CERA study: Faster drilling permits means more jobs

Faster permitting of offshore oil and gas projects could create nearly 230,000 new jobs in 2012 and boost the economy by $44 billion, including a surge in federal and state tax revenues, according to an industry-funded study put out today by IHS-CERA.

The job growth would extend well beyond the traditional Gulf Coast energy industry states, the study says, boosting employment indirectly as far away as California, New York, Florida, Illinois and Georgia.

The study, funded by The Gulf Economic Survival Team, a collection of largely Louisiana-based energy and business interests, looks at data on the pace of permitting by the Bureau of Ocean Energy Management Regulation and Enforcement through April 30 – six months after the federal moratorium on offshore drilling was formally lifted following the Deepwater Horizon accident.

You can see the study here.

IHS CERA Chairman Daniel Yergin said in a conference call the study doesn’t try to answer why the pace of permitting has slowed or how it should be fixed. Rather is simply identifies the problem and the missed economic opportunities that come with less oil and gas drilling.

Following the April 2010 incident that killed 11 and led to the largest ever oil spill in the U.S. Gulf of Mexico, the federal government began to reorganize the agency overseeing offshore exploration and production, adding a number of new safety and environmental rules and did away with prior rules exemptions that allowed companies to skip certain analysis.

Since then, the backlog of permits waiting for approval has grown, the study says, reaching some 90 percent more than pre-spill levels.

The length of time permits are waiting for approval has also grown some 95 percent over the pre-spill pace, the study says.

These delays are leading to lost opportunities for industry investments in the U.S. Gulf, which would create jobs and tax revenues, the IHS-CERA study reported.

It is also hurting future U.S. oil production as fewer drilling permits mean fewer new oil discoveries – or at least several years of delays before new discoveries are made. Faster permitting could lead to an additional 400,000 barrels per day in production by 2012, according to the study.


“There is a need to better align the new regulatory environment with industry capacity, as the current pace of plan and permit approval is congested,” said Jim Burkhard, IHS-CERA’s managing director for global oil, who co-authored the report. “With that alignment, then the country can realize the economic and energy security benefits of a restarted Gulf of Mexico.”

The study presents arguments similar to those made by industry groups repeatedly in the months since the moratorium was lifted. Earlier this month a study from the American Petroleum Institute and the National Ocean Industries Association said a return to prior permitting levels could create about 190,000 jobs by the year 2013.

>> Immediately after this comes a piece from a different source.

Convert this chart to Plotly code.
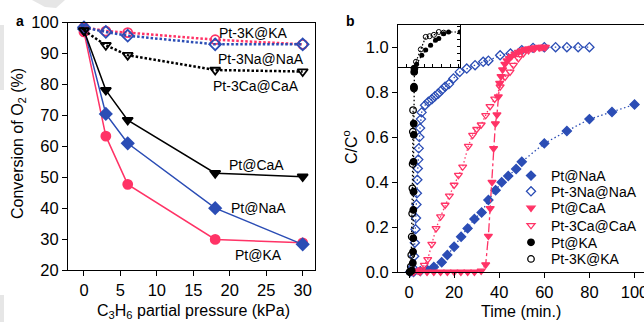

There have been some changes in the outlook since the time frame of the study, which ended April 30.

In June ExxonMobil announced a new discoveryin the Keathley Canyon area of the Gulf with an estimated 700 million barrels of recoverable oil. Shell also announced plans to invest $2.5 billion in its Cardamon field in the Gulf.

BOEMRE has also said a new Gulf lease sale is on schedule for later this year:

In a hearing last week, BOEMRE director Michael Bromwich defended the agency’s work.


The agency can only act on the permits they have pending, Bromwich said, which as of Thursday includes four new shallow water permits and 14 new deepwater well permits.

He has also said that while BOEMRE has hired more permitting staff and inspectors, further hires are jeopardized by a Republican spending bill in the House that would cut funding for the agency roughly $35 million below what had been sought by the Obama administration

Bromwich is still seeking authority to pay recruits more money and improve benefits in order to better attract and retain staff at the agency.

“We are working as efficiently as we can with the resources we have, including hiring people as swiftly as the federal system will allow with the funding provided this Spring by the FY11 budget,” said Melissa Schwartz, a spokeswoman for BOEMRE.